Par Selim Lander
Lorsqu’un homme et une femme se découvrent réellement amoureux l’un de l’autre, quand ils éprouvent cette sensation, contraire à toute leur expérience de la vie mais correspondant à un besoin d’autant plus profond, de ne plus faire qu’un avec l’être aimé, c’est aussi fort à leurs yeux, aussi extraordinaire que si la frontière entre les deux Corées était soudain abolie, si les Coréens du Nord et du Sud pouvaient enfin se jeter dans les bras les uns des autres et retrouver l’unité perdue. Joël Pommerat glisse cette comparaison dans le spectacle, expliquant ainsi un titre qui aurait pu sans cela demeurer quelque peu mystérieux : La Réunification des deux Corées. Une pièce récente qui rompt avec les précédentes dans lesquelles il revisitait les contes de notre enfance, une pièce à sketchs, donc propre en tout état de cause à intéresser des comédiens amateurs, a fortiori lorsque la compagnie est nombreuse : chacun peut ainsi avoir « son » personnage et un texte suffisamment court pour qu’il puisse être appris facilement puis travaillé jusqu’à parvenir à un résultat acceptable. L’amateur aime jouer ; il n’est pas pour autant aussi capable et disponible qu’il le faudrait pour porter un « vrai » rôle de théâtre.

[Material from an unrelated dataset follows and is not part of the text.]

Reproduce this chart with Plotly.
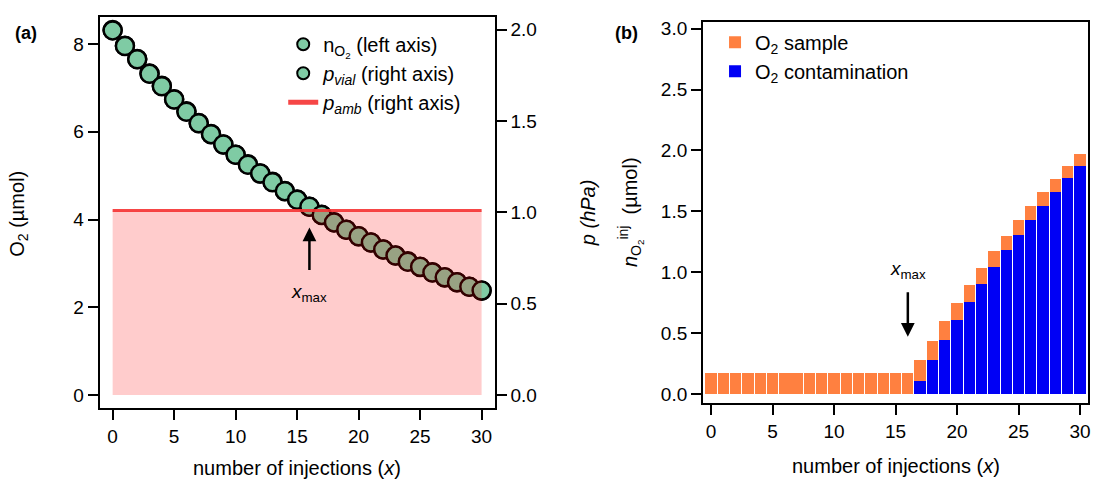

La Réunification des deux Corées visite différentes figures de l’amour entre les humains, depuis l’amour dans toute sa fraîcheur naïve et obstinée (la très jeune fille enceinte d’un mauvais garçon) jusqu’à l’amour tarifé, en passant par une gamme de situations souvent extraordinaires : l’amour imaginaire (des enfants inventés par le couple « pour tenir »), l’amour réinventé quotidiennement (avec une malade d’Alzheimer), l’amour qui se trompe de cible (d’une orpheline envers le médecin de son père), l’amour qui se réveille après des années (l’ex-mari surgissant impromptu chez son ex-épouse), l’amour incompris (d’un instituteur pour ses élèves), l’amour contradictoire (la divorçante qui se projette déjà dans le remariage avec le même). Des situations le plus souvent émouvantes même si les personnages ne manquent pas d’humour. Seul sketch franchement comique, celui où la fiancée découvre le jour de ses noces que son futur époux a déjà été amoureux de toutes ses sœurs (et réciproquement).
On attend les comédiens amateurs sur leur interprétation. Même si l’on s’en défend, on guette la maladresse, le blanc, voire la panne. L’accident fait partie du spectacle, comme dans un match de tennis où, lors d’un long échange, on se demande lequel des deux joueurs fera le premier la faute qui lui fera perdre le point. Il faut ici féliciter les comédiens ainsi que ceux qui les ont entraînés, les deux animateurs de la compagnie « L’Autre bord », Guillaume Malasné et Caroline Savard, car ces maladresses et accidents furent remarquablement rares. Certes la diction et le jeu de scène n’étaient pas toujours parfaits (comment pourrait-il en aller autrement ?) mais rarement au point d’être vraiment gênants et quelques comédiens ont impressionné par leur maîtrise.
Fort-de-France, Théâtre municipal, du 26 au 28 mai 2016.